DATASET SECTION
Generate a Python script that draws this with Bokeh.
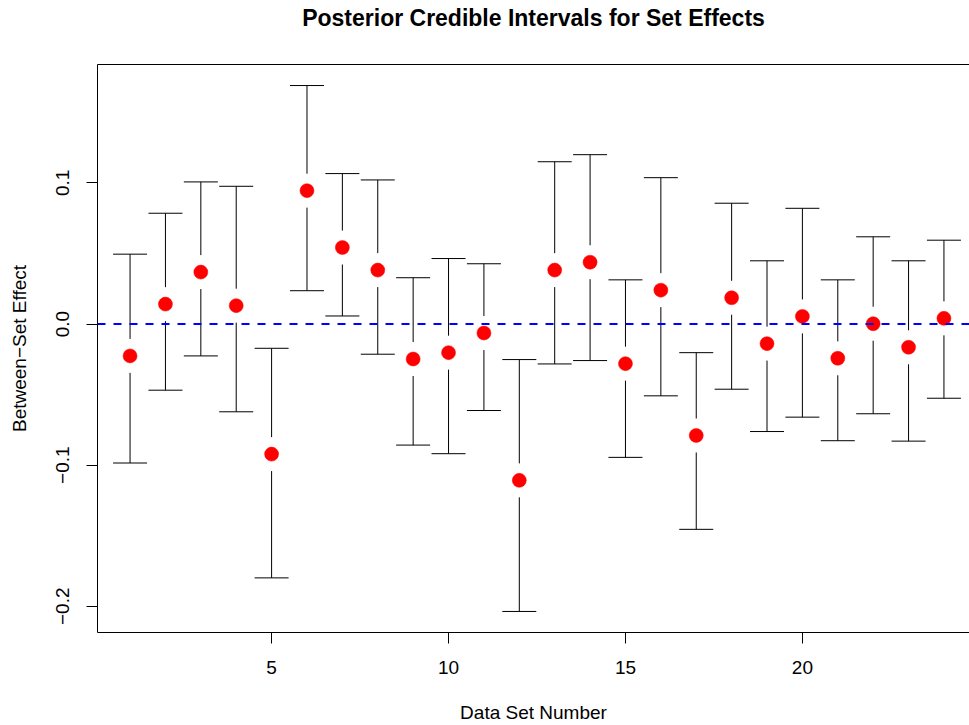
from bokeh.plotting import figure
from bokeh.models import Range1d, FixedTicker, LinearAxis, Span
from bokeh.embed import file_html
from bokeh.resources import INLINE

# ---- data ----
set_number = list(range(1, 25))
estimate = [-0.0226, 0.0141, 0.0368, 0.0130, -0.0922, 0.0945, 0.0542, 0.0382,
            -0.0248, -0.0203, -0.0064, -0.1108, 0.0382, 0.0438, -0.0281, 0.0240,
            -0.0790, 0.0186, -0.0139, 0.0054, -0.0243, 0.0002, -0.0165, 0.0040]
upper = [0.0495, 0.0785, 0.1007, 0.0976, -0.0172, 0.1690, 0.1066, 0.1021,
         0.0328, 0.0464, 0.0427, -0.0252, 0.1150, 0.1200, 0.0313, 0.1037,
         -0.0203, 0.0856, 0.0448, 0.0820, 0.0313, 0.0618, 0.0448, 0.0594]
lower = [-0.0985, -0.0469, -0.0226, -0.0622, -0.1799, 0.0236, 0.0057, -0.0214,
         -0.0858, -0.0919, -0.0613, -0.2037, -0.0283, -0.0259, -0.0945, -0.0509,
         -0.1455, -0.0462, -0.0762, -0.0660, -0.0827, -0.0636, -0.0830, -0.0526]
x_ticks = [5, 10, 15, 20]
y_ticks = [-0.2, -0.1, 0.0, 0.1]
y_tick_labels = ["\u22120.2", "\u22120.1", "0.0", "0.1"]
ref_line = 0.0

title = "Posterior Credible Intervals for Set Effects"
x_label = "Data Set Number"
y_label = "Between\u2212Set Effect"

FONT = "Liberation Sans"
FS = "19px"

# ranges (R-style 4% padding)
ymin, ymax = min(lower), max(upper)
ypad = 0.04 * (ymax - ymin)
y0, y1 = ymin - ypad, ymax + ypad
x0 = 1 - 0.04 * 23
frame_w, frame_h = 872, 569
px_per_x = 879 / (23 * 1.08)
x1 = x0 + frame_w / px_per_x

p = figure(width=969, height=725,
           x_range=Range1d(x0, x1), y_range=Range1d(y0, y1),
           output_backend="svg", toolbar_location=None,
           min_border_left=97, min_border_right=0,
           min_border_top=64, min_border_bottom=92)
p.outline_line_color = None
p.xgrid.visible = False
p.ygrid.visible = False
p.background_fill_color = "white"
p.border_fill_color = "white"

p.title.text = title
p.title.text_font = FONT
p.title.text_font_size = "23px"
p.title.text_font_style = "bold"
p.title.align = "center"
p.title.text_color = "black"
p.title.standoff = 2

# gap around points (pixels -> data)
gap = 17 * (y1 - y0) / frame_h
cap = 17 / px_per_x

up_x, up_y0, up_y1 = [], [], []
lo_x, lo_y0, lo_y1 = [], [], []
for xi, e, hi, lo in zip(set_number, estimate, upper, lower):
    if hi > e + gap:
        up_x.append(xi); up_y0.append(e + gap); up_y1.append(hi)
    if lo < e - gap:
        lo_x.append(xi); lo_y0.append(e - gap); lo_y1.append(lo)

p.segment(x0=up_x, y0=up_y0, x1=up_x, y1=up_y1, line_color="black", line_width=1)
p.segment(x0=lo_x, y0=lo_y0, x1=lo_x, y1=lo_y1, line_color="black", line_width=1)
p.segment(x0=[x - cap for x in set_number], y0=upper,
          x1=[x + cap for x in set_number], y1=upper, line_color="black", line_width=1)
p.segment(x0=[x - cap for x in set_number], y0=lower,
          x1=[x + cap for x in set_number], y1=lower, line_color="black", line_width=1)

p.add_layout(Span(location=ref_line, dimension="width", line_color="#0000ff",
                  line_width=2, line_dash="8 8"))

p.scatter(x=set_number, y=estimate, size=14, fill_color="#ff0000", line_color="#ff0000",
          line_width=0.5)

# axes
xa = p.xaxis[0]
xa.ticker = FixedTicker(ticks=x_ticks)
xa.axis_label = x_label
ya = p.yaxis[0]
ya.ticker = FixedTicker(ticks=y_ticks)
ya.major_label_overrides = {t: l for t, l in zip(y_ticks, y_tick_labels)}
ya.axis_label = y_label
ya.major_label_orientation = "vertical"
for ax in (xa, ya):
    ax.axis_line_color = "black"
    ax.major_tick_line_color = "black"
    ax.major_tick_in = 0
    ax.major_tick_out = 11
    ax.minor_tick_line_color = None
    ax.major_label_text_font = FONT
    ax.major_label_text_font_size = FS
    ax.major_label_text_color = "black"
    ax.axis_label_text_font = FONT
    ax.axis_label_text_font_size = FS
    ax.axis_label_text_font_style = "normal"
    ax.axis_label_text_color = "black"
xa.major_label_standoff = 17
xa.axis_label_standoff = 25
ya.major_label_standoff = 17
ya.axis_label_standoff = 24

# top box edge; its blank label reserves space that lifts the title
top = LinearAxis(ticker=FixedTicker(ticks=[]), axis_line_color="black",
                 major_tick_line_color=None, minor_tick_line_color=None,
                 major_label_text_font_size="0px",
                 axis_label=" ", axis_label_text_font_size="1px",
                 axis_label_standoff=29)
p.add_layout(top, "above")

open("out.html", "w").write(file_html(p, INLINE))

PROBLEM REQUIREMENTS
Would you set down the listing exactly, omitting pictures?

TASK ANSWER
Generate a Python script that draws this with Bokeh.
from bokeh.plotting import figure
from bokeh.models import Range1d, FixedTicker, LinearAxis, Span
from bokeh.embed import file_html
from bokeh.resources import INLINE

# ---- data ----
set_number = list(range(1, 25))
estimate = [-0.0226, 0.0141, 0.0368, 0.0130, -0.0922, 0.0945, 0.0542, 0.0382,
            -0.0248, -0.0203, -0.0064, -0.1108, 0.0382, 0.0438, -0.0281, 0.0240,
            -0.0790, 0.0186, -0.0139, 0.0054, -0.0243, 0.0002, -0.0165, 0.0040]
upper = [0.0495, 0.0785, 0.1007, 0.0976, -0.0172, 0.1690, 0.1066, 0.1021,
         0.0328, 0.0464, 0.0427, -0.0252, 0.1150, 0.1200, 0.0313, 0.1037,
         -0.0203, 0.0856, 0.0448, 0.0820, 0.0313, 0.0618, 0.0448, 0.0594]
lower = [-0.0985, -0.0469, -0.0226, -0.0622, -0.1799, 0.0236, 0.0057, -0.0214,
         -0.0858, -0.0919, -0.0613, -0.2037, -0.0283, -0.0259, -0.0945, -0.0509,
         -0.1455, -0.0462, -0.0762, -0.0660, -0.0827, -0.0636, -0.0830, -0.0526]
x_ticks = [5, 10, 15, 20]
y_ticks = [-0.2, -0.1, 0.0, 0.1]
y_tick_labels = ["\u22120.2", "\u22120.1", "0.0", "0.1"]
ref_line = 0.0

title = "Posterior Credible Intervals for Set Effects"
x_label = "Data Set Number"
y_label = "Between\u2212Set Effect"

FONT = "Liberation Sans"
FS = "19px"

# ranges (R-style 4% padding)
ymin, ymax = min(lower), max(upper)
ypad = 0.04 * (ymax - ymin)
y0, y1 = ymin - ypad, ymax + ypad
x0 = 1 - 0.04 * 23
frame_w, frame_h = 872, 569
px_per_x = 879 / (23 * 1.08)
x1 = x0 + frame_w / px_per_x

p = figure(width=969, height=725,
           x_range=Range1d(x0, x1), y_range=Range1d(y0, y1),
           output_backend="svg", toolbar_location=None,
           min_border_left=97, min_border_right=0,
           min_border_top=64, min_border_bottom=92)
p.outline_line_color = None
p.xgrid.visible = False
p.ygrid.visible = False
p.background_fill_color = "white"
p.border_fill_color = "white"

p.title.text = title
p.title.text_font = FONT
p.title.text_font_size = "23px"
p.title.text_font_style = "bold"
p.title.align = "center"
p.title.text_color = "black"
p.title.standoff = 2

# gap around points (pixels -> data)
gap = 17 * (y1 - y0) / frame_h
cap = 17 / px_per_x

up_x, up_y0, up_y1 = [], [], []
lo_x, lo_y0, lo_y1 = [], [], []
for xi, e, hi, lo in zip(set_number, estimate, upper, lower):
    if hi > e + gap:
        up_x.append(xi); up_y0.append(e + gap); up_y1.append(hi)
    if lo < e - gap:
        lo_x.append(xi); lo_y0.append(e - gap); lo_y1.append(lo)

p.segment(x0=up_x, y0=up_y0, x1=up_x, y1=up_y1, line_color="black", line_width=1)
p.segment(x0=lo_x, y0=lo_y0, x1=lo_x, y1=lo_y1, line_color="black", line_width=1)
p.segment(x0=[x - cap for x in set_number], y0=upper,
          x1=[x + cap for x in set_number], y1=upper, line_color="black", line_width=1)
p.segment(x0=[x - cap for x in set_number], y0=lower,
          x1=[x + cap for x in set_number], y1=lower, line_color="black", line_width=1)

p.add_layout(Span(location=ref_line, dimension="width", line_color="#0000ff",
                  line_width=2, line_dash="8 8"))

p.scatter(x=set_number, y=estimate, size=14, fill_color="#ff0000", line_color="#ff0000",
          line_width=0.5)

# axes
xa = p.xaxis[0]
xa.ticker = FixedTicker(ticks=x_ticks)
xa.axis_label = x_label
ya = p.yaxis[0]
ya.ticker = FixedTicker(ticks=y_ticks)
ya.major_label_overrides = {t: l for t, l in zip(y_ticks, y_tick_labels)}
ya.axis_label = y_label
ya.major_label_orientation = "vertical"
for ax in (xa, ya):
    ax.axis_line_color = "black"
    ax.major_tick_line_color = "black"
    ax.major_tick_in = 0
    ax.major_tick_out = 11
    ax.minor_tick_line_color = None
    ax.major_label_text_font = FONT
    ax.major_label_text_font_size = FS
    ax.major_label_text_color = "black"
    ax.axis_label_text_font = FONT
    ax.axis_label_text_font_size = FS
    ax.axis_label_text_font_style = "normal"
    ax.axis_label_text_color = "black"
xa.major_label_standoff = 17
xa.axis_label_standoff = 25
ya.major_label_standoff = 17
ya.axis_label_standoff = 24

# top box edge; its blank label reserves space that lifts the title
top = LinearAxis(ticker=FixedTicker(ticks=[]), axis_line_color="black",
                 major_tick_line_color=None, minor_tick_line_color=None,
                 major_label_text_font_size="0px",
                 axis_label=" ", axis_label_text_font_size="1px",
                 axis_label_standoff=29)
p.add_layout(top, "above")

open("out.html", "w").write(file_html(p, INLINE))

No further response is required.